Pippo Delbono : Le théâtre dans la peau
Scène

Pippo Delbono : Le théâtre dans la peau

Pippo Delbono nous invite pour une promenade en famille avec ses Récits de juin, un solo à l’image du metteur en scène et acteur qui a les deux pieds sur terre et la tête baignée de poésie.

Amis, parents, acteurs et poètes: la grande communauté d’êtres qui compose l’univers du grand dramaturge italien ne connaît pas de frontière. Son théâtre démocratique en témoigne. Après avoir séduit le public avec Questo Buio Feroce en 2009, Delbono revient enchanter les Montréalais. Au bout du fil, il se livre généreusement dans un français éloquent au sujet de ce spectacle autobiographique. "C’est un solo qui retrace le parcours d’une vie de théâtre, de luttes, de maladie, de vie, de mort et de rencontres. Je raconte ma façon d’être entré dans le théâtre, dans l’amour et comment certains poètes m’ont montré la vie, m’ont contaminé pour se fondre en moi. Les paroles de Shakespeare, Sarah Kane et Rimbaud sont des paroles qui changent la vie. C’est une façon de lire le théâtre avec la vie."

Autobiographique sans suivre le modèle habituel de la biographie, Récits de juin est le voyage d’une vie déclinée en images et en gestes tirés de son monde intérieur. "Je vis en Italie où tous les jours, on sait ce que fait Berlusconi, avec qui il couche, etc. Ces autobiographies centrées sur la normalité banale nous envahissent. On regarde l’extérieur, mais pas souvent l’intérieur de soi-même. Le théâtre, comme la musique, la poésie et la danse sont des expressions qui puisent dans l’autobiographie liée au corps qui raconte parfois beaucoup plus que les paroles."

Dans un dispositif des plus dépouillé, sans décor, ni costume, Delbono met sa vie à nu, refaisant son parcours semé de joies et de douleurs. "Il y a des choses dramatiques mais aussi très drôles dans ce spectacle. C’est peut-être le spectacle le plus comique que j’aie fait."

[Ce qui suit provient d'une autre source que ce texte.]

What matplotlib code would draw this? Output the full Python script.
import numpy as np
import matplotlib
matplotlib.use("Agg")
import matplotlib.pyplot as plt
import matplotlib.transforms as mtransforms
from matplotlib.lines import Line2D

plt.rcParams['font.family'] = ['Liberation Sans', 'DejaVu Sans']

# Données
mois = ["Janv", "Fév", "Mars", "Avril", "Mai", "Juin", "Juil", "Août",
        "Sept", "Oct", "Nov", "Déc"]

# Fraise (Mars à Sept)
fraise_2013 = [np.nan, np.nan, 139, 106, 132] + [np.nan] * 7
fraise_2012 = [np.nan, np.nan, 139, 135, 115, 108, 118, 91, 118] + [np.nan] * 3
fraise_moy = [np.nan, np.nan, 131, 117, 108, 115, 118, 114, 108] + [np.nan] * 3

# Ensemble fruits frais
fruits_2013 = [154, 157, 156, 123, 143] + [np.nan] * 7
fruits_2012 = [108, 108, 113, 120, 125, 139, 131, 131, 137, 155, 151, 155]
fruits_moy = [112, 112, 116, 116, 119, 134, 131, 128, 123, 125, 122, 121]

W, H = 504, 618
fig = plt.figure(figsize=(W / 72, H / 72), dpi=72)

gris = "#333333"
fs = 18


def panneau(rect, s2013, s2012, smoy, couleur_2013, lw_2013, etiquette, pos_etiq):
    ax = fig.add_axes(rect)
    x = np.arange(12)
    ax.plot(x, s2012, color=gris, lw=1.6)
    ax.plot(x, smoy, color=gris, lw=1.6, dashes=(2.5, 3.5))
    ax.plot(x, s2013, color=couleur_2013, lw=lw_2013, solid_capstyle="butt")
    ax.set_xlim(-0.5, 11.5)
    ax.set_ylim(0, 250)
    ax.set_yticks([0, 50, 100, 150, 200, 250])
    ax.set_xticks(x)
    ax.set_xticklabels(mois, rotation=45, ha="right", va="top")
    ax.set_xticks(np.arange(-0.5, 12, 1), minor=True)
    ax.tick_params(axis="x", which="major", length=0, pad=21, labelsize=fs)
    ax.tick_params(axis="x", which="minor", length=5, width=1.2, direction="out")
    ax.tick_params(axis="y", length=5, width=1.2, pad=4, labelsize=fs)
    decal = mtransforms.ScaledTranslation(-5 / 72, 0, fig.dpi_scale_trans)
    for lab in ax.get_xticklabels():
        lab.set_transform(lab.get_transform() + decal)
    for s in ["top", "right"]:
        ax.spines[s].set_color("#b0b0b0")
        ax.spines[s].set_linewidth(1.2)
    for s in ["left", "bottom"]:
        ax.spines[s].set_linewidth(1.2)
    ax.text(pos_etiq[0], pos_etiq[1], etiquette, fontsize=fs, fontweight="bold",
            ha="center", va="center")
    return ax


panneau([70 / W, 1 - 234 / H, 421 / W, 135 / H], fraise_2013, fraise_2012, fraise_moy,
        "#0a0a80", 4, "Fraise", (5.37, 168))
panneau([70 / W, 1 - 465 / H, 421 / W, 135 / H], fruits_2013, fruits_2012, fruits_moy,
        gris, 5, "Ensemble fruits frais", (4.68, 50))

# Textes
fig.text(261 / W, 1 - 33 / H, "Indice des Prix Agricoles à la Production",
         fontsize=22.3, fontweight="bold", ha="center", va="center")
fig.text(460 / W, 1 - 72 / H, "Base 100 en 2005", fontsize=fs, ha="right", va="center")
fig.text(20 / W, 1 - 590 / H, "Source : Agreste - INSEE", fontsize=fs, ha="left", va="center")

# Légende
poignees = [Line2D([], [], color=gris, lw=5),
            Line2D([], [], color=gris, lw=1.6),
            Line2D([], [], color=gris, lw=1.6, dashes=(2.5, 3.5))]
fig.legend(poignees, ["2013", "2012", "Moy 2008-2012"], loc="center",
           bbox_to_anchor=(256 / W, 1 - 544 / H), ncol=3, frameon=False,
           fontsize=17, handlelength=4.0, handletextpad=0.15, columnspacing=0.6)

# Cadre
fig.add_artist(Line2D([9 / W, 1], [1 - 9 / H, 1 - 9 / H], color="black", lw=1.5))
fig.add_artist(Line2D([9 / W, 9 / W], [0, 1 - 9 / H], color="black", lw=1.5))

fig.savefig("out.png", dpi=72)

Le dramaturge rend aussi hommage aux gens de la marge qui ont inspiré son théâtre atypique. "Dans ma compagnie, les gens de condition humaine et physique diverses se mélangent." Il y a Bobo, cet homme sourd et muet qu’il a rencontré dans un hôpital psychiatrique qui est devenu son acteur fétiche, mais aussi un vieux, un clochard, des danseurs. "Ma compagnie est une communauté de gens différents qui se regardent. Le théâtre, c’est la rencontre avec l’être humain différent", affirme-t-il. Récits de juin est aussi un manifeste, "une autre façon de mettre le pied dans le théâtre." Et si on lui demande comment il montrerait à un jeune à sauter dans l’arène théâtrale, il répond: "à 100%, sans limites, mais avec les pieds au sol pour qu’il ne s’éloigne jamais de la réalité des choses. Les artistes doivent être à côté des gens, dans le camp de la bataille, sinon, ils ne communiquent qu’entre eux et ne parlent plus à l’autre." Et ça, ce serait catastrophique pour le grand humaniste du théâtre italien.